#### Data for this exercise
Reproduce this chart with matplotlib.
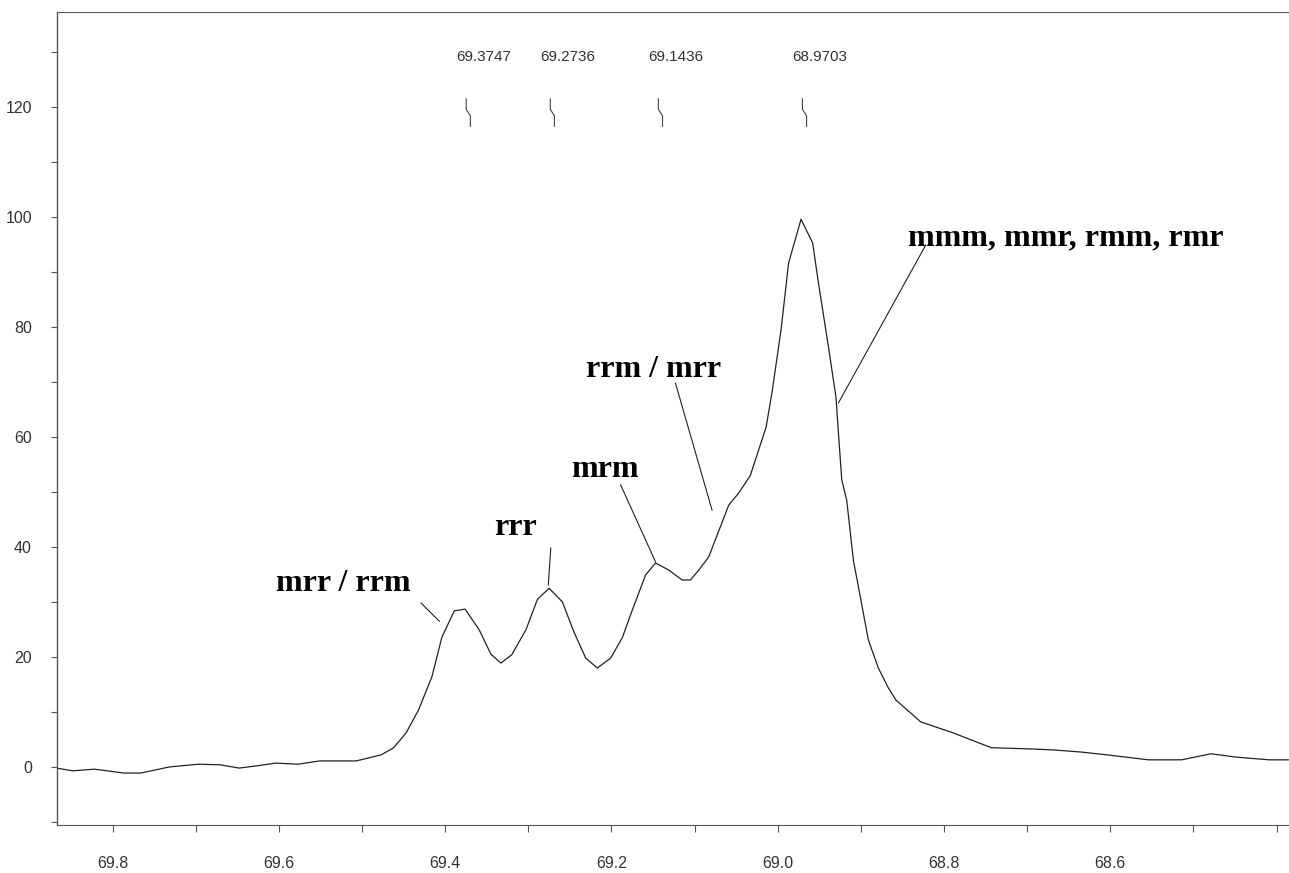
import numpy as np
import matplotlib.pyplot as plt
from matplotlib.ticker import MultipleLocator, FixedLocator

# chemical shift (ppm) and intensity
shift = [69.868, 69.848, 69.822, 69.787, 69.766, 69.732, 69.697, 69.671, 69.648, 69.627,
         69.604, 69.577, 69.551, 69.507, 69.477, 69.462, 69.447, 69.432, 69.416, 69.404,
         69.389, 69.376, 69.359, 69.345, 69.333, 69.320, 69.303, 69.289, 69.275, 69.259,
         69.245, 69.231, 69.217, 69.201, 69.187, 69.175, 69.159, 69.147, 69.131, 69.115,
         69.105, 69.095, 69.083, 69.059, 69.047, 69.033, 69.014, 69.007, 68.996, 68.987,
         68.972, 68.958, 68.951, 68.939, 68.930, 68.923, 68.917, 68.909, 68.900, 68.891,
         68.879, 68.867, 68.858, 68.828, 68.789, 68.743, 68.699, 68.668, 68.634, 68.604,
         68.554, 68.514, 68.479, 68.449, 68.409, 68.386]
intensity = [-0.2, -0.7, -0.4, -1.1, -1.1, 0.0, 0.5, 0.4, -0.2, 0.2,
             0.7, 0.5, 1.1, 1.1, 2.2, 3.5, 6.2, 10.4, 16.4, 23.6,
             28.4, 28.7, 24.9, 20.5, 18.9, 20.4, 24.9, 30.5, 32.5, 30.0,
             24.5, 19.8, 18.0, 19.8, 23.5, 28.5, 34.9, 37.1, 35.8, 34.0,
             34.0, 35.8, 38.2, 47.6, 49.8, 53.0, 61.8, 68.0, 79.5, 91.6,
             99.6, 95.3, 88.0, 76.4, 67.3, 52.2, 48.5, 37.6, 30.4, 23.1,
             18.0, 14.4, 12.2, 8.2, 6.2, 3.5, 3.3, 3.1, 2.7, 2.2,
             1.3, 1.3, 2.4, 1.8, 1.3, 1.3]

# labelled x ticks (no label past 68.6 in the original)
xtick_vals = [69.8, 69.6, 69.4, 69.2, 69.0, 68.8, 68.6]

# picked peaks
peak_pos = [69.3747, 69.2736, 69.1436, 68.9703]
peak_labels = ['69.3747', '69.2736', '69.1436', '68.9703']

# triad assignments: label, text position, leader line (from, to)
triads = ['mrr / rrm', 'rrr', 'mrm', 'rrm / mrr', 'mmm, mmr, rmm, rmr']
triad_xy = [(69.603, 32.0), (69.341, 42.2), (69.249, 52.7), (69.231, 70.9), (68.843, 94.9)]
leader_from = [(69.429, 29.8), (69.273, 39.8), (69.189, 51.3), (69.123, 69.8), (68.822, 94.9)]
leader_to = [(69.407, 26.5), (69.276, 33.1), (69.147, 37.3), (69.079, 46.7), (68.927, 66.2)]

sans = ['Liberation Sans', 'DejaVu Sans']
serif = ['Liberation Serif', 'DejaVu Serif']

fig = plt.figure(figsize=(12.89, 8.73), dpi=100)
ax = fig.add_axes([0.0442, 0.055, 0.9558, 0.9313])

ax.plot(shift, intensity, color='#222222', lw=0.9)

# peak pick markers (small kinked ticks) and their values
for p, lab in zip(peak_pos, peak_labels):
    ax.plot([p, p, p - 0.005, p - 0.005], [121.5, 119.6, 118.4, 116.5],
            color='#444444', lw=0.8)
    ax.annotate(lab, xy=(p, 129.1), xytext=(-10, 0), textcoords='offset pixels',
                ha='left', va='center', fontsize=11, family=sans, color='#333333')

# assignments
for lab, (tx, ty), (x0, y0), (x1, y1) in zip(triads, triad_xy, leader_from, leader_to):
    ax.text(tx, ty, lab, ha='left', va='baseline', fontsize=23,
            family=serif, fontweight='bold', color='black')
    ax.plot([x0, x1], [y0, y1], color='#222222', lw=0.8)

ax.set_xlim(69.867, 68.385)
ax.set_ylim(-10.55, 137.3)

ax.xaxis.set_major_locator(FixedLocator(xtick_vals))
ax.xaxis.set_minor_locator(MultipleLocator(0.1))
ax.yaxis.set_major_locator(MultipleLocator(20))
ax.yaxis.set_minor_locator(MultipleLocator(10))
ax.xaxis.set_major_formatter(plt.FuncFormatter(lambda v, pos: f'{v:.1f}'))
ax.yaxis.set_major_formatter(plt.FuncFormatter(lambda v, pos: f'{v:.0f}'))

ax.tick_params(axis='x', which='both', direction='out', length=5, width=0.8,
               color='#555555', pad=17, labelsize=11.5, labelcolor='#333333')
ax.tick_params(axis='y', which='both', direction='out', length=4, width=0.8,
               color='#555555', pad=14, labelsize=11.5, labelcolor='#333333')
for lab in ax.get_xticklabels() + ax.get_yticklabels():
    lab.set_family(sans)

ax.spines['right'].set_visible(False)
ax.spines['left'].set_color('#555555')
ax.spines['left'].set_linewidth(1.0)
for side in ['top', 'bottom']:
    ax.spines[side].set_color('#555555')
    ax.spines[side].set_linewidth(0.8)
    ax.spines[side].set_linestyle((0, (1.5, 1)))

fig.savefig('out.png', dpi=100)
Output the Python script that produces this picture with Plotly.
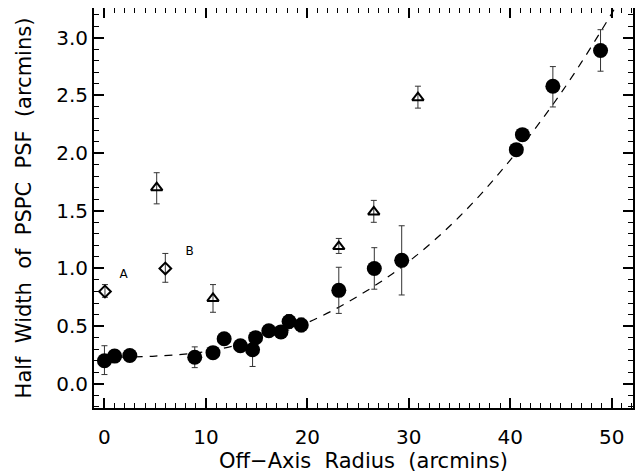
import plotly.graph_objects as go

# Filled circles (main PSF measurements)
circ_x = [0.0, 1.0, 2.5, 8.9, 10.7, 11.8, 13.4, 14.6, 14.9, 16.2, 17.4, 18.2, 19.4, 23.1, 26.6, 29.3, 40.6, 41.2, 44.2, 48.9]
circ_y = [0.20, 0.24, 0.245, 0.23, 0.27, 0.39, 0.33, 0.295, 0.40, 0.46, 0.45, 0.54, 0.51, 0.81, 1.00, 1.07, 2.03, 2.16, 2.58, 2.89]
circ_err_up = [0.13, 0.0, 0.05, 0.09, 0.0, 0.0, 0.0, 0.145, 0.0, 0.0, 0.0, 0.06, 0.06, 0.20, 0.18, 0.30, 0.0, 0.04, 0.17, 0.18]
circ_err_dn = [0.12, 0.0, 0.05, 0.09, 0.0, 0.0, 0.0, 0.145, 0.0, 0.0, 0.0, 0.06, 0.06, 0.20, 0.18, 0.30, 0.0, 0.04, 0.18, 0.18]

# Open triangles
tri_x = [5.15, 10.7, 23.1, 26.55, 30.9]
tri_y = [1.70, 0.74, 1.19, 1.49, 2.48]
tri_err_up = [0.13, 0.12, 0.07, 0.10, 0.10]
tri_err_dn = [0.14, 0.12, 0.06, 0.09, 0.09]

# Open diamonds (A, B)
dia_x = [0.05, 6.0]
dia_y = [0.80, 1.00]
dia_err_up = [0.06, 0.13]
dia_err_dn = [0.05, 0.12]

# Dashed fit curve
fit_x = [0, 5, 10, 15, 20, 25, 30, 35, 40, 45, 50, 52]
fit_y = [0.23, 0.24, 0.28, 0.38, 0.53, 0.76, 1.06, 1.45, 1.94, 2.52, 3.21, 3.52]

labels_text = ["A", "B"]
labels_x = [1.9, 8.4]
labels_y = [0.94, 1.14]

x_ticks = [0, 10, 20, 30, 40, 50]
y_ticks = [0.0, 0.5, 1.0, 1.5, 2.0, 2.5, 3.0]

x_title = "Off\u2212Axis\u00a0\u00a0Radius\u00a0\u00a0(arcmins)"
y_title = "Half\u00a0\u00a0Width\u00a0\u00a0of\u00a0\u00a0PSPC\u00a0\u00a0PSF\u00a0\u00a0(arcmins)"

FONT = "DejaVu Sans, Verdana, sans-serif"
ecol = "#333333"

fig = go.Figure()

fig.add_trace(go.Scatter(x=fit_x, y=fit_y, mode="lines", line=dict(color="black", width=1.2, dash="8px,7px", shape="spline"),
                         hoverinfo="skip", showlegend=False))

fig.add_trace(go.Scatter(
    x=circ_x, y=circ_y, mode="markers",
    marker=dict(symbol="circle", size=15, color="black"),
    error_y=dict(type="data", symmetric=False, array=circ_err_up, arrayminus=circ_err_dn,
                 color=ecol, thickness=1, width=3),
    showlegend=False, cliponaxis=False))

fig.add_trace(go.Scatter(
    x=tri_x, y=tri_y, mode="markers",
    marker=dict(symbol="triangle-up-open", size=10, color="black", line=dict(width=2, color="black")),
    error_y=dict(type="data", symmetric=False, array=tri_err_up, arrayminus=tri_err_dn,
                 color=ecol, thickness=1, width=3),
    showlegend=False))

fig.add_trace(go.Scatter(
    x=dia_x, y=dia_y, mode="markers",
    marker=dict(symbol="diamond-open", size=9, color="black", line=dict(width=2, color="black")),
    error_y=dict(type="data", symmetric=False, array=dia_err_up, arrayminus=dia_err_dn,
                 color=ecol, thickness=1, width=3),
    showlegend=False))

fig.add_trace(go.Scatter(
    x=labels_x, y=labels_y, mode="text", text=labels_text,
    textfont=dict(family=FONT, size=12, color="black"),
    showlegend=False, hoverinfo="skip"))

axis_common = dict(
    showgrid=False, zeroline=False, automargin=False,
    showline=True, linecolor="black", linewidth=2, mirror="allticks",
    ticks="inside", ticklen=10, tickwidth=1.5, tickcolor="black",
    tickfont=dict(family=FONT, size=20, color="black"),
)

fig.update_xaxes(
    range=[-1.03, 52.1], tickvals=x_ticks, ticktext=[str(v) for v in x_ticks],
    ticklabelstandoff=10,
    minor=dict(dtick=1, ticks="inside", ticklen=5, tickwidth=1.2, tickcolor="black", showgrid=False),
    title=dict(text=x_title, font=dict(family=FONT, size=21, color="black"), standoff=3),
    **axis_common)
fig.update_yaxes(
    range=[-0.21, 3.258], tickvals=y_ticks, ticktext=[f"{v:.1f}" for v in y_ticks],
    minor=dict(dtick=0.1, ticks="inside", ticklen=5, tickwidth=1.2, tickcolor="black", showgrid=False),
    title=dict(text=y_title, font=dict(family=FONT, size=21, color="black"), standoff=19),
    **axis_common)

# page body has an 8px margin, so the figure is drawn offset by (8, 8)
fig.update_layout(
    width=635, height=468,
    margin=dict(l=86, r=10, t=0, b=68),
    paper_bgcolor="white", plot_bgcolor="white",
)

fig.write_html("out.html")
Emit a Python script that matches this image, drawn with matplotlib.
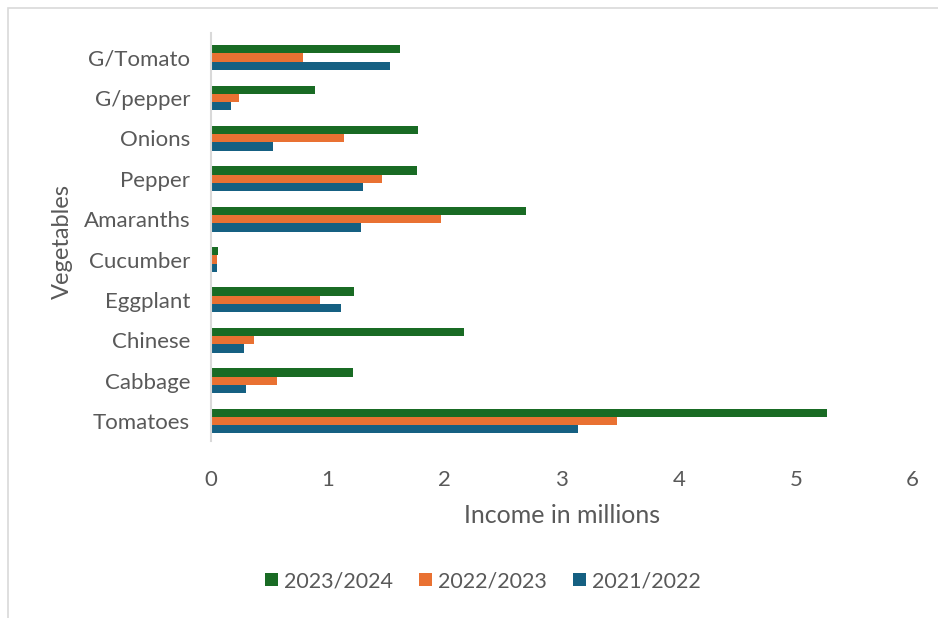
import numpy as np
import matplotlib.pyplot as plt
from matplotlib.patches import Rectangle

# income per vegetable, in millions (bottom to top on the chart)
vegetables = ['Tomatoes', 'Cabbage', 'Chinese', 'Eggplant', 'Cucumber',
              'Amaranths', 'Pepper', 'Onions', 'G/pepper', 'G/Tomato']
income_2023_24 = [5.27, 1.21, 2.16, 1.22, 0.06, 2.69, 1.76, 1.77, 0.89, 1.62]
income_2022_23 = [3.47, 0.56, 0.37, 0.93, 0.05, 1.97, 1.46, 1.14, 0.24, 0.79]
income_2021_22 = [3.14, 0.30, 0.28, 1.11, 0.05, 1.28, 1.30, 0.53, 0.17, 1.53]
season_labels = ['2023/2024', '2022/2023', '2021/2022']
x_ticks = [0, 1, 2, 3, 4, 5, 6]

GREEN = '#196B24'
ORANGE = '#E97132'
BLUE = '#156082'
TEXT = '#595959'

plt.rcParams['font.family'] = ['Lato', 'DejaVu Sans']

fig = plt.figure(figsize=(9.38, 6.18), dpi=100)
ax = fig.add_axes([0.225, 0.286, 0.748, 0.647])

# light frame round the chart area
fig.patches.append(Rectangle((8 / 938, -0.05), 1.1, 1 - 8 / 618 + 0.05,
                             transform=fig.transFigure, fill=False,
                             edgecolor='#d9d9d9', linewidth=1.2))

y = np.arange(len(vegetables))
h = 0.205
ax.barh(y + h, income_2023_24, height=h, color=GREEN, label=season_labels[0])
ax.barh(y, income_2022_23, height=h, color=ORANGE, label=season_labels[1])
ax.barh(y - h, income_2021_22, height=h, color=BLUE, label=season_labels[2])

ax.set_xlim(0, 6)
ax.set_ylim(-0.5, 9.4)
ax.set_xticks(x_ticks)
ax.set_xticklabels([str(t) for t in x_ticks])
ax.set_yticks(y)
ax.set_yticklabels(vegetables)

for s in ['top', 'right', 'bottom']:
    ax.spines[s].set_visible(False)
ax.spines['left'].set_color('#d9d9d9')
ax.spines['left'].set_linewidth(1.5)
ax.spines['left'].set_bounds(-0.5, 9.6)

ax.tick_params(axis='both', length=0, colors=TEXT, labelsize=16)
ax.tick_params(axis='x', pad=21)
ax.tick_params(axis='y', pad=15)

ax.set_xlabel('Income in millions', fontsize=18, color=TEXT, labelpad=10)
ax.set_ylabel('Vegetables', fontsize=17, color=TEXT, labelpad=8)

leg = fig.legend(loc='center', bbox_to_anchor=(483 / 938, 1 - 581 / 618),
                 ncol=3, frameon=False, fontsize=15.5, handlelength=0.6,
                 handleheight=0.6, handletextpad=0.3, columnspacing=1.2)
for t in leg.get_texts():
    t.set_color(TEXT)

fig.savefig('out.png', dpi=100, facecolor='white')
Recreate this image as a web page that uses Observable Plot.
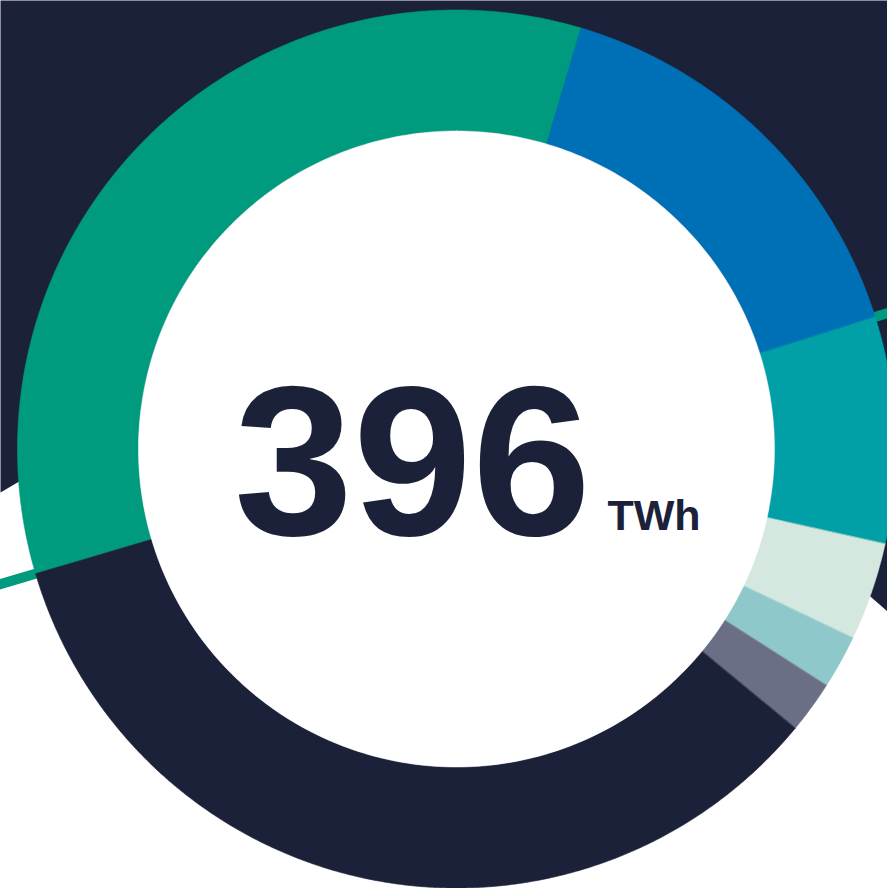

#### Task description
Restate each line from the start of the listing through the line bearing "from matplotlib.ticker import" word for word. Drop the pictures.

#### Written solution
Reproduce this chart with matplotlib.
import numpy as np
import matplotlib.pyplot as plt
from matplotlib.ticker import MultipleLocator, FixedLocator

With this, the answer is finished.